Strand project manager Matthew Yentz said he’s not sure how any firm could calculate such a low-cost proposal.
“We felt our proposal was very low and was a very good deal for the city,” he said. “Some of those numbers they saw are just unrealistic. I don’t want to speculate as to why they may or may not have provided such an exceptionally low price.”
Neither SEH nor Crispell-Snyder immediately responded to requests for comment.
New Berlin officials said they weren’t willing to test the math of firms that submitted strangely low bids.
The city wants the sewer and water main project completed by the end of 2012.
“The contractor was chosen because they could make the date that we have to have this completed by,” said Alderman John Hopkins, a member of New Berlin’s Utility Committee, which approved the contract. “It didn’t appear in our judgment as though (the lowest bidders) could, and we didn’t have recourse if they didn’t.”
In particular, Hopkins said, city officials were troubled that SEH estimated it could do the work in fewer than 700 hours — a feat Yentz said wouldn’t be possible.
“I don’t know if they were planning on subcontracting out a bunch of the work and that 600 hours was just their effort,” Yentz said, “whereas we’re doing the majority of the work in-house.”
The only two other proposals, from Milwaukee-based AECOM Inc. at $467,635 and Waukesha-based Ruekert-Mielke Inc. at $562,024, were more in line with Strand’s proposal.
Unusually low bids, though, have become more common in recent years, Yentz said.
“The engineering industry is seeing similar downturns to the economy and everything else, so there are a lot of hungry engineers out there,” he said. “As a professional service, we’re not really in a bidding situation.
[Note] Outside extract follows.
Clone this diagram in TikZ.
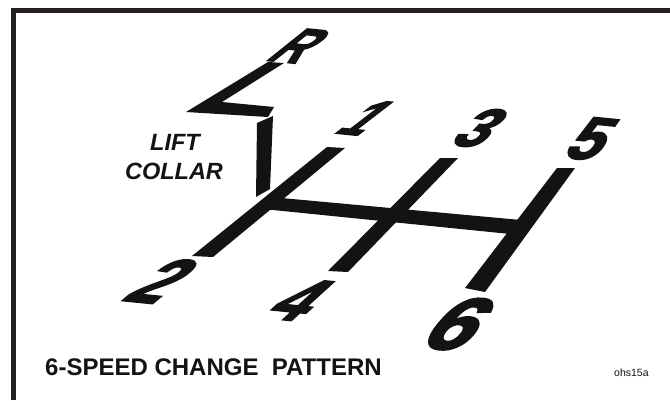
\documentclass[tikz,border=0pt]{standalone}
\usepackage{fontspec}
\setmainfont{Liberation Sans}
\newfontfamily\heavyfont[FakeBold=3]{Liberation Sans}
\definecolor{framegray}{RGB}{35,31,32}
\definecolor{inkc}{RGB}{20,18,18}
\begin{document}
\begin{tikzpicture}[x=1pt,y=-1pt,
  ink/.style={fill=inkc},
  glyph/.style={inner sep=0pt, text=inkc},
  lbl/.style={inner sep=0pt, text=inkc, font=\bfseries\itshape\fontsize{23.5}{23.5}\selectfont}]
\useasboundingbox (0,0) rectangle (670,400);
\fill[white] (0,0) rectangle (670,400);
% frame
\draw[line width=5pt, draw=framegray] (13.5,400) -- (13.5,10.5) -- (670,10.5);
% gate strokes
\fill[ink] (192,256) -- (327,147) -- (345,148) -- (213,257) -- cycle;
\fill[ink] (328,271) -- (440,158) -- (458,158) -- (348,272) -- cycle;
\fill[ink] (465,288) -- (557,168) -- (575,168) -- (485,292) -- cycle;
% neutral crossbar
\fill[ink] (276,197.5) -- (521,220) -- (510,234) -- (268,209.5) -- cycle;
% lift collar vertical
\fill[ink] (257,123) -- (273,116) -- (270,189) -- (256,197) -- cycle;
% reverse L
\fill[ink] (186,112) -- (268,62) -- (284,63) -- (222,102) -- (274,107) -- (268,117) -- cycle;
% gear numbers
\node[glyph, font=\heavyfont\bfseries\fontsize{46}{46}\selectfont, cm={0.95,-0.095,1.25,1,(0,0)}] (r) at (300,46) {R};
\node[glyph, font=\heavyfont\bfseries\fontsize{47}{47}\selectfont, cm={1.0,-0.1,1.3,1,(0,0)}] (g1) at (367,118) {1};
\node[glyph, font=\heavyfont\bfseries\fontsize{52}{52}\selectfont, cm={1.1,-0.11,0.95,1,(0,0)}] (g3) at (481,128) {3};
\node[glyph, font=\heavyfont\bfseries\fontsize{58}{58}\selectfont, cm={1.05,-0.105,0.7,1,(0,0)}] (g5) at (592,139) {5};
\node[glyph, font=\heavyfont\bfseries\fontsize{60}{60}\selectfont, cm={1.05,-0.105,1.2,1,(0,0)}] (g2) at (163,281) {2};
\node[glyph, font=\heavyfont\bfseries\fontsize{56}{56}\selectfont, cm={1.15,-0.115,1.1,1,(0,0)}] (g4) at (301,300) {4};
\node[glyph, font=\heavyfont\bfseries\fontsize{72}{72}\selectfont, cm={1.15,-0.115,0.82,1,(0,0)}] (g6) at (460,324) {6};
% texts
\node[lbl, anchor=base] (lift) at (175,150) {LIFT};
\node[lbl, anchor=base] (collar) at (174,179) {COLLAR};
\node[glyph, anchor=base west, font=\bfseries\fontsize{24}{24}\selectfont] (title) at (45,375) {6-SPEED CHANGE\ \ PATTERN};
\node[glyph, anchor=base west, font=\fontsize{10.5}{10.5}\selectfont] (code) at (614,376) {ohs15a};
\end{tikzpicture}
\end{document}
We try to be based on the quality of our service and negotiate a fair fee.”
New Berlin’s selection criteria, Yentz pointed out, gave little weight to price compared with other factors such as experience and familiarity with the city and type of work needed.
New Berlin officials are not yet sure what kind of development will go into the farmland, but Hopkins said it’s important to get the sewer and water main work done quickly so the city can move on to the next phase.
“There’s a lot that has to be done, a lot of planning that has to be done yet,” he said, “and we have to see what’s actually going to go in there.”
The city, Yentz said, will be glad it chose an engineer that didn’t cut corners in its proposal.
“I feel very comfortable with our number and the services we’re going to provide,” he said. “I would consider (the higher-bidding) firms closer in terms of peer engineering companies.”